The Associated Press
Las Cruces, N.M. (AP) -- It’s more than current events or social studies when New Mexico State University professor Jim Holden-Rhodes asks his students why the railroad bombings in Madrid came three days before the Spanish elections.
Holden-Rhodes is teaching one of the nation’s few university courses in intelligence, and, to pass, students must demonstrate an understanding of how events half a world away impact on the United States.
“What is the strategic significance of Madrid?” Holden-Rhodes asks.
“Do terrorists play with election politics?” he asked the class.
The university first offered a minor in intelligence studies last fall to prepare students for jobs with intelligence and law enforcement agencies.

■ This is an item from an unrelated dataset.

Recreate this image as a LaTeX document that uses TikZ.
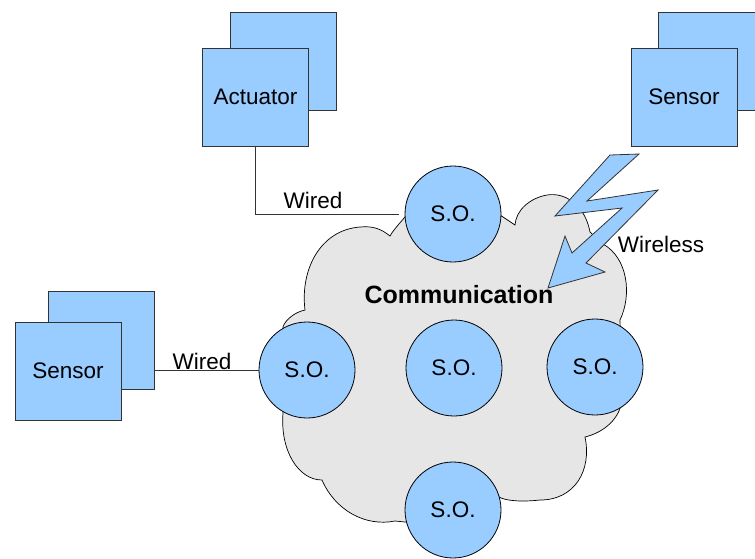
\documentclass[tikz,border=0pt]{standalone}
\usepackage{fontspec}
\setmainfont{Liberation Sans}
\usetikzlibrary{positioning,calc}

\definecolor{soblue}{HTML}{99CCFF}
\definecolor{cloudgray}{HTML}{E6E6E6}
\definecolor{edgegray}{HTML}{333333}

\tikzset{
  unitbox/.style={draw=edgegray,fill=soblue,line width=0.8pt,minimum width=106pt,minimum height=98pt,inner sep=0pt,font=\fontsize{22.5}{26}\selectfont},
  soball/.style={circle,draw=black,fill=soblue,line width=0.8pt,minimum size=96pt,inner sep=0pt,font=\fontsize{22.5}{26}\selectfont},
  wire/.style={draw=black!80,line width=0.8pt},
  lbl/.style={font=\fontsize{22.5}{26}\selectfont,inner sep=1pt},
  cloudbody/.style={draw=black,fill=cloudgray,line width=0.7pt},
  bolt/.style={draw=edgegray,fill=soblue,line width=0.8pt,line join=miter}
}

\begin{document}
\begin{tikzpicture}[x=1pt,y=-1pt]
    \useasboundingbox (0,0) rectangle (755,558);
    % communication cloud
    \path[cloudbody] (283,413) .. controls (280,450) and (298,480) .. (322,480)
        .. controls (335,510) and (365,527) .. (395,521) -- (455,527) -- (499,497)
        .. controls (506,501) and (522,502) .. (540,500)
        .. controls (575,500) and (592,470) .. (585,437)
        .. controls (605,432) and (620,418) .. (622,400) -- (620,320)
        .. controls (632,295) and (628,258) .. (603,244)
        -- (590,232) .. controls (585,205) and (565,192) .. (547,195)
        .. controls (530,198) and (516,210) .. (515,225) -- (500,215) -- (405,217)
        .. controls (398,225) and (392,232) .. (390,236)
        .. controls (380,228) and (372,226) .. (360,227)
        .. controls (320,230) and (300,270) .. (305,310)
        .. controls (295,312) and (285,320) .. (283,327) -- cycle;
    \node[font=\fontsize{25}{29}\selectfont\bfseries] (comm) at (459,295) {Communication};
    % self-organizing units
    \node[soball] (soT) at (453,214) {S.O.};
    \node[soball] (soL) at (307,370) {S.O.};
    \node[soball] (soC) at (454,368) {S.O.};
    \node[soball] (soR) at (595,367) {S.O.};
    \node[soball] (soB) at (453,510) {S.O.};
    % actuator
    \node[unitbox] (actB) at (283,61) {};
    \node[unitbox] (act) at (255.5,97) {Actuator};
    % sensors
    \node[unitbox] (senRB) at (711,61) {};
    \node[unitbox] (senR) at (684,97) {Sensor};
    \node[unitbox] (senLB) at (101,340) {};
    \node[unitbox] (senL) at (68,371) {Sensor};
    % wires
    \draw[wire] (act.south) |- ($(soT.west)+(-6,0)$);
    \node[lbl] (wiredT) at (313,200) {Wired};
    \draw[wire] (soL.west) -- (soL.west -| senLB.east);
    \node[lbl] (wiredL) at (202,361) {Wired};
    % wireless link
    \path[bolt] (610,155) -- (639,154) -- (587,201) -- (658,190) -- (586,263) -- (605,272)
        -- (548,288) -- (565,236) -- (572,253) -- (622,208) -- (555,216) -- cycle;
    \node[lbl] (wless) at (661,244) {Wireless};
\end{tikzpicture}
\end{document}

About 20 students are seeking the minor this spring.
In June, the school will begin offering a master’s degree in history with a concentration in intelligence studies.
Recent classroom discussion has touched on the war in Iraq, the U.S. presidential race, the Sept. 11, 2001, terrorist attacks on the World Trade Center and the Pentagon and other terrorist activity worldwide.

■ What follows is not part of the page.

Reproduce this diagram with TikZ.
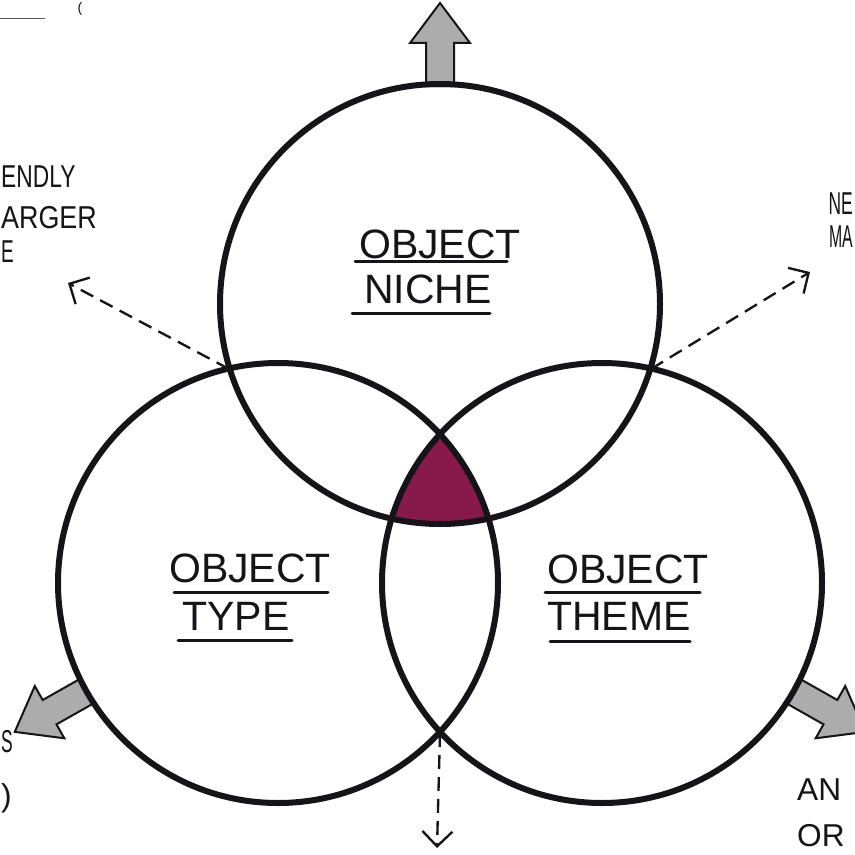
\documentclass[tikz,border=0pt]{standalone}
\usepackage{fontspec}
\setmainfont{Liberation Sans}
\usetikzlibrary{arrows.meta}
\definecolor{core}{RGB}{135,25,75}
\definecolor{arrowgray}{RGB}{172,172,172}
\definecolor{ink}{RGB}{20,20,25}
\begin{document}
\begin{tikzpicture}[x=0.3mm, y=-0.3mm,
  ring/.style={circle, draw=ink, line width=1.8mm, minimum size=132mm, inner sep=0pt, outer sep=0pt},
  lbl/.style={font=\fontsize{35}{40}\selectfont, anchor=base, inner sep=0pt, text=ink},
  frag/.style={font=\fontsize{27}{30}\selectfont, inner sep=0pt, text=ink},
  uline/.style={draw=ink, line width=0.9mm, line cap=round},
  dasharrow/.style={draw=ink, line width=0.7mm, dash pattern=on 4.2mm off 2.4mm,
    -{Straight Barb[length=4.5mm, width=9mm, line width=0.7mm]}},
  blockarrow/.pic={\draw[line width=0.6mm, draw=ink, fill=arrowgray, line join=miter]
    (0,-14) -- (43,-14) -- (43,-30) -- (83,0) -- (43,30) -- (43,14) -- (0,14) -- cycle;}
]
\path[use as bounding box, fill=white] (0,0) rectangle (855,854);
\clip (0,0) rectangle (855,854);

% block arrows (drawn first, circles overlay their bases)
\pic[rotate=90] at (440,86) {blockarrow};
\pic[rotate=209.5] at (87,691) {blockarrow};
\pic[rotate=-29.5] at (793,691) {blockarrow};

% core intersection
\begin{scope}
  \clip (440,304) circle[radius=66mm];
  \clip (278,583) circle[radius=66mm];
  \fill[core] (602,583) circle[radius=66mm];
\end{scope}

% circles
\node[ring] (niche) at (440,304) {};
\node[ring] (type) at (278,583) {};
\node[ring] (theme) at (602,583) {};

% intersection points and dashed arrows
\coordinate (tl) at (229,369);
\coordinate (tlend) at (68,283);
\coordinate (tr) at (651,369);
\coordinate (trend) at (810,272);
\coordinate (bt) at (440,733);
\coordinate (btend) at (437,848);
\draw[dasharrow] (tl) -- (tlend);
\draw[dasharrow] (tr) -- (trend);
\draw[dasharrow] (bt) -- (btend);

% labels
\node[lbl] (n1) at (440,258) {OBJECT};
\node[lbl] (n2) at (428,303) {NICHE};
\draw[uline] (355,261) -- (507,261);
\draw[uline] (352,313) -- (490,313);

\node[lbl] (t1) at (250,582) {OBJECT};
\node[lbl] (t2) at (236,630) {TYPE};
\draw[uline] (174,592) -- (328,592);
\draw[uline] (178,640) -- (292,640);

\node[lbl] (h1) at (628,583) {OBJECT};
\node[lbl] (h2) at (619,630) {THEME};
\draw[uline] (545,592) -- (700,592);
\draw[uline] (550,641) -- (690,641);

% text fragments near the edges
\node[frag, anchor=base west] (f1) at (1,187) {\scalebox{0.72}[1]{ENDLY}};
\node[frag, anchor=base west] (f2) at (1,228) {\scalebox{0.85}[1]{ARGER}};
\node[frag, anchor=base west] (f3) at (1,262) {\scalebox{0.6}[1]{E}};
\node[frag, anchor=base east] (f4) at (853,214) {\scalebox{0.55}[1]{NE}};
\node[frag, anchor=base east] (f5) at (853,247) {\scalebox{0.5}[1]{MA}};
\node[frag, anchor=base west] (f6) at (797,800) {AN};
\node[frag, anchor=base west] (f7) at (797,846) {OR};
\node[frag, anchor=base west] (f8) at (1,752) {\scalebox{0.55}[1]{S}};
\node[frag, anchor=base west] (f9) at (1,806) {)};
\node[font=\fontsize{12}{12}\selectfont, inner sep=0pt, text=ink, anchor=north] (f10) at (80,2) {(};
\draw[draw=ink!70, line width=0.3mm] (0,19) -- (45,19);
\end{tikzpicture}
\end{document}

“I would expect the next few attacks to be against coalition members,” said Gary Root, 48, an Albuquerque engineer working for a certificate in computer security. “The bigger picture is, they’re trying to isolate the United States.”
University Provost William Flores said intelligence studies is a natural adjunct at NMSU because of the university’s long association with White Sands Missile Range and “a long history working with the intelligence community.”
“They know our reverence for security,” Flores said recently.
The university received $21.8 million in funding from the Defense Department this year.
Mercyhurst College, a private college in Erie, Pa., also offers a degree program in intelligence studies, Holden-Rhodes said.
About 25 students staff two on-campus intelligence labs funded by the Department of Defense. The Open Source Intelligence (OSINT) lab scans Internet sources, and the Signal Intelligence (SIGINT) lab monitors broadcast signals ranging from radar to cell phone traffic.
Holden-Rhodes, a retired military intelligence officer, oversees the OSINT lab, which received a three-year, $3 million contract from the Army in April 2003.
Under the lab’s contract, five students monitor Internet traffic in nine nations in the Middle East and South America. They daily scan Web sites of dozens of newspapers and magazines and track radical chat rooms and Web sites.
Students, who often wear khaki trousers and black T-shirts with a patch that says “Intelligence Studies Program/New Mexico State University,” are required to develop competence in a foreign language.
“I’ve been interested in current events since I was in high school,” said lab employee Maurice De Segovia, 23.
De Segovia, fluent in Spanish, specializes in the so-called tri-border area of South America, a region that includes portions of Paraguay, Bolivia and Argentina.
Islamic extremist groups operate in that region, he said.